Directives are used to instruct the assembler how to assemble the program. All directives are prefixed with a period character (.).
Currently the assembler only supports one directive, .EQU. Which is used to define a numerical value to an alphanumeric reference in the form .EQU X Y, where X is the label and Y is the value. .EQU is used to both label locations in data memory or constant values, depending upon the addressing mode of the instruction in which they appear as an operand.
Currently the assembler supports only numerical constant values in decimal or hexadecimal format. Hexadecimal values must be prefixed with a $ character.
Labels are used to refer to program locations symbolically. A label consists of a @ character followed by an alphanumeric string. A line containing a label must also contain a valid assembly instruction, an otherwise empty line cannot be labelled.
Comments are initiated with a ; character and terminate at the next line break.
The Praxos processor does not implement a traditional call stack using call and return operations. Instead it uses a single instruction JAL which can serve as both a call or return operation when used appropriately in combination with operations on the index register. It is recommended that a data memory location be allocated for use as a stack pointer so that the index register can be used for other purposes besides maintaining the stack.
The JAL instruction accepts an operand in the form of an offset to the index register though it does not update the index register, this must be done using a separate IADD# instruction to update the index register following a call or return.
For example the following code implements the equivalent of call and return from a nested subroutines:
.EQU sp 0 ; allocate a stack pointer at DM(0)
.EQU av_addr1 1 ; allocate an Avalon address at DM(1)
.EQU av_addr2 2 ; allocate an Avalon address at DM(1)

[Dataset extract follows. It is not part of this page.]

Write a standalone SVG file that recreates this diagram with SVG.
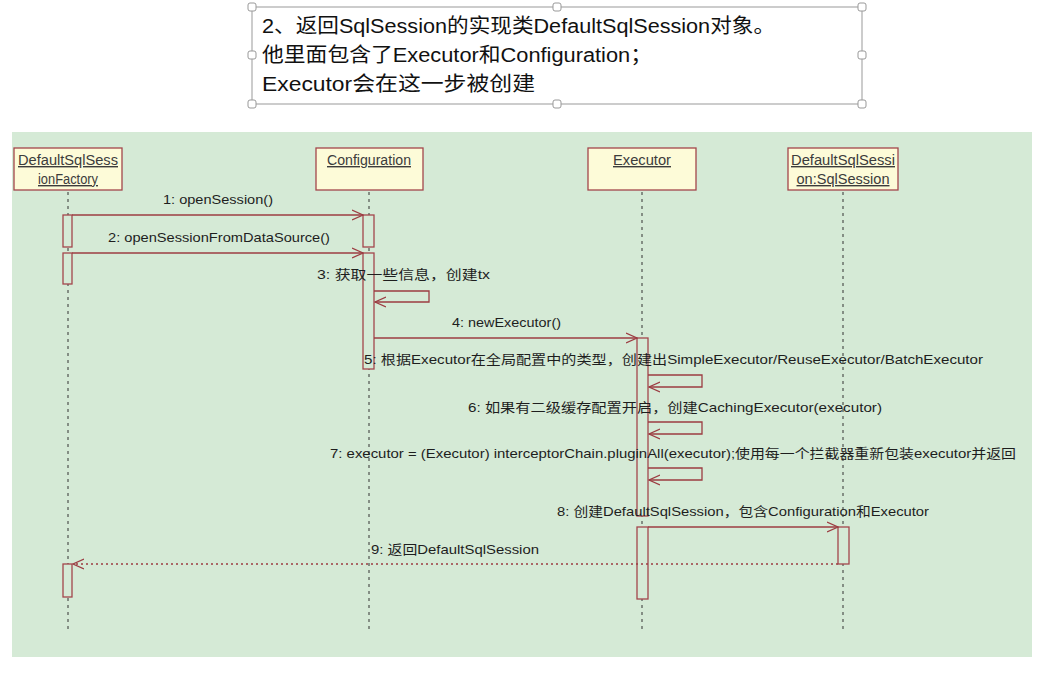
<svg xmlns="http://www.w3.org/2000/svg" width="1042" height="674" viewBox="0 0 1042 674">
<defs>
<style>
.bg{fill:#d5ead6}
.head{fill:#fdfbd8;stroke:#a4464c;stroke-width:1.3}
.ht{font-family:"Liberation Sans",Arial,sans-serif;font-size:14px;fill:#3c3c3c;text-decoration:underline;text-anchor:middle}
.life{stroke:#333;stroke-width:1;stroke-dasharray:3,4;fill:none}
.act{fill:#d5ead6;stroke:#a4464c;stroke-width:1.3}
.msg{stroke:#9c3c42;stroke-width:1.3;fill:none}
.ret{stroke:#9c3c42;stroke-width:1.3;fill:none;stroke-dasharray:2,3}
.lbl{font-family:"Liberation Sans","Noto Sans CJK SC",sans-serif;font-size:13px;fill:#1e1e1e}
.note{font-family:"Liberation Sans","Noto Sans CJK SC",sans-serif;font-size:20px;fill:#111}
.hdl{fill:#fff;stroke:#999;stroke-width:1}
</style>
<marker id="open" markerWidth="12" markerHeight="12" refX="11" refY="6" orient="auto" markerUnits="userSpaceOnUse">
<path d="M0,1 L11,6 L0,11" fill="none" stroke="#9c3c42" stroke-width="1.3"/>
</marker>
</defs>
<rect width="1042" height="674" fill="#ffffff"/>
<g id="note">
<rect x="252" y="7" width="610" height="97" fill="#fff" stroke="#999" stroke-width="1"/>
<text class="note" x="262" y="33" textLength="513" lengthAdjust="spacingAndGlyphs">2、返回SqlSession的实现类DefaultSqlSession对象。</text>
<text class="note" x="262" y="62" textLength="390" lengthAdjust="spacingAndGlyphs">他里面包含了Executor和Configuration；</text>
<text class="note" x="262" y="91" textLength="273" lengthAdjust="spacingAndGlyphs">Executor会在这一步被创建</text>
<rect class="hdl" x="248" y="3" width="8" height="8" rx="2"/>
<rect class="hdl" x="553" y="3" width="8" height="8" rx="2"/>
<rect class="hdl" x="858" y="3" width="8" height="8" rx="2"/>
<rect class="hdl" x="248" y="51" width="8" height="8" rx="2"/>
<rect class="hdl" x="858" y="51" width="8" height="8" rx="2"/>
<rect class="hdl" x="248" y="100" width="8" height="8" rx="2"/>
<rect class="hdl" x="553" y="100" width="8" height="8" rx="2"/>
<rect class="hdl" x="858" y="100" width="8" height="8" rx="2"/>
</g>
<rect class="bg" x="12" y="132" width="1020" height="525"/>
<g id="lifelines">
<line class="life" x1="68" y1="192" x2="68" y2="633"/>
<line class="life" x1="369" y1="192" x2="369" y2="633"/>
<line class="life" x1="642" y1="192" x2="642" y2="633"/>
<line class="life" x1="843" y1="192" x2="843" y2="633"/>
</g>
<g id="factory">
<rect class="head" x="14" y="148" width="108" height="42"/>
<text class="ht" x="68" y="165" textLength="100" lengthAdjust="spacingAndGlyphs">DefaultSqlSess</text>
<text class="ht" x="68" y="184" textLength="60" lengthAdjust="spacingAndGlyphs">ionFactory</text>
<rect class="act" x="63" y="215" width="9" height="32"/>
<rect class="act" x="63" y="253" width="9" height="31"/>
<rect class="act" x="63" y="564" width="9" height="33"/>
</g>
<g id="configuration">
<rect class="head" x="316" y="148" width="107" height="42"/>
<text class="ht" x="369" y="165" textLength="84" lengthAdjust="spacingAndGlyphs">Configuration</text>
<rect class="act" x="363" y="215" width="11" height="32"/>
<rect class="act" x="363" y="253" width="11" height="116"/>
</g>
<g id="executor">
<rect class="head" x="588" y="148" width="108" height="42"/>
<text class="ht" x="642" y="165" textLength="58" lengthAdjust="spacingAndGlyphs">Executor</text>
<rect class="act" x="637" y="338" width="11" height="178"/>
<rect class="act" x="637" y="527" width="11" height="72"/>
</g>
<g id="sqlsession">
<rect class="head" x="788" y="148" width="110" height="42"/>
<text class="ht" x="843" y="165" textLength="104" lengthAdjust="spacingAndGlyphs">DefaultSqlSessi</text>
<text class="ht" x="843" y="184" textLength="93" lengthAdjust="spacingAndGlyphs">on:SqlSession</text>
<rect class="act" x="838" y="527" width="11" height="37"/>
</g>
<g id="connectors">
<line class="msg" x1="72" y1="215" x2="363" y2="215" marker-end="url(#open)"/>
<line class="msg" x1="72" y1="253" x2="363" y2="253" marker-end="url(#open)"/>
<polyline class="msg" points="374,291 429,291 429,302 375,302" marker-end="url(#open)"/>
<line class="msg" x1="374" y1="338" x2="637" y2="338" marker-end="url(#open)"/>
<polyline class="msg" points="648,375 702,375 702,387 649,387" marker-end="url(#open)"/>
<polyline class="msg" points="648,422 702,422 702,434 649,434" marker-end="url(#open)"/>
<polyline class="msg" points="648,468 702,468 702,480 649,480" marker-end="url(#open)"/>
<line class="msg" x1="648" y1="527" x2="838" y2="527" marker-end="url(#open)"/>
<line class="ret" x1="838" y1="564" x2="73" y2="564" marker-end="url(#open)"/>
</g>
<g id="labels">
<text class="lbl" x="163" y="204" textLength="110" lengthAdjust="spacingAndGlyphs">1: openSession()</text>
<text class="lbl" x="108" y="242" textLength="222" lengthAdjust="spacingAndGlyphs">2: openSessionFromDataSource()</text>
<text class="lbl" x="317" y="279" textLength="173" lengthAdjust="spacingAndGlyphs">3: 获取一些信息，创建tx</text>
<text class="lbl" x="452" y="327" textLength="109" lengthAdjust="spacingAndGlyphs">4: newExecutor()</text>
<text class="lbl" x="364" y="364" textLength="619" lengthAdjust="spacingAndGlyphs">5: 根据Executor在全局配置中的类型，创建出SimpleExecutor/ReuseExecutor/BatchExecutor</text>
<text class="lbl" x="468" y="412" textLength="414" lengthAdjust="spacingAndGlyphs">6: 如果有二级缓存配置开启，创建CachingExecutor(executor)</text>
<text class="lbl" x="330" y="458" textLength="686" lengthAdjust="spacingAndGlyphs">7: executor = (Executor) interceptorChain.pluginAll(executor);使用每一个拦截器重新包装executor并返回</text>
<text class="lbl" x="557" y="516" textLength="372" lengthAdjust="spacingAndGlyphs">8: 创建DefaultSqlSession，包含Configuration和Executor</text>
<text class="lbl" x="371" y="554" textLength="168" lengthAdjust="spacingAndGlyphs">9: 返回DefaultSqlSession</text>
</g>
</svg>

.EQU mask1 3 ; some more variables
.EQU mask2 4
.EQU io 5
.EQU call_ret -1 ; handy constant
;
ld# 0
st av_addr1
ld# 4
st av_addr2
ld# $80000000 ; load a constant
st mask1 ; store it
ror
st mask2
ld# 0 ; load accumulator
st sp ; initialise stack pointer
@main ild sp ; load the index register with sp
ld# 10 ; load subroutine parameter
push ; push the parameter
ld# dec ; point the accumulator at @dec
jal call_ret ; jump, link to sp-1
iadd# 1 ; clear the parameter we pushed
ist sp ; save the stack pointer
; do some unrelated stuff with the index register
ild av_addr1 ; load first Avalon address
busrw 0 ; read from it
iadd# 4 ; increment address
ist av_addr1 ; store address
ldi av_addr2 ; load second Avalon address
busww 0 ; write to it
iadd# -4 ; decrement address
ist av_addr2 ; store address
ild sp ; load the stack pointer
; call from here as well
ld mask2 ; load a bit mask
push ; push bit mask
ld# tog ; point at tog
jal call_ret ; call
iadd# 1 ; clear the parameter we pushed
br main ; jump
; subroutine1
@dec ldi 0 ; load the parameter
@dec_lp sub# 1 ; decrement the parameter
brnz dec_lp ; loop until zero
iadd# call_ret ; push parent return address
ld mask1 ; load parameter
push ; push parameter
ld# tog ; point at @tog
jal call_ret ; call
iadd# 1 ; clear pushed parameter
pop ; pop return address
jal call_ret ; return
; subroutine2
@tog ldi 0 ; load parameter
xor io ; xor mask with data
out 0 ; write to IO port
st io ; store data
ldi call_ret ; pop return address
jal call_ret ; return
As can be seen from the above code, intelligent use of indexed addressing modes allows the management of both a call stack and stack frame. Functions may also push return values onto the stack before returning to the caller, return values can be saved to location -2 using sti and retrieved by the caller using ldi. Two important principles apply; first, that a subroutine that needs to perform a call allocate stack space for its caller’s return address (lines marked with †). Second, that any code that pushed parameters onto the stack before a call must clear them from the stack when the function returns (line marked with *). Both operations are conducted by simply updating the index register using the IADD# instruction.
When switching the index register to another purpose, it is stored to the sp location in data memory and restored afterwards.
A design for a small 32-bit CPU has been presented which fills the requirements for a means to rapidly move data around an Avalon bus. There are several areas that would benefit from further work:
-
The existing Praxis assembler lacks many useful features, such as support for arithmetic expressions or conditional assembly.
-
Integration with the Neo430 as a new IO peripheral with corresponding C driver should also be considered.
-
A testbench disassembler for RTL simulation of the core should be written.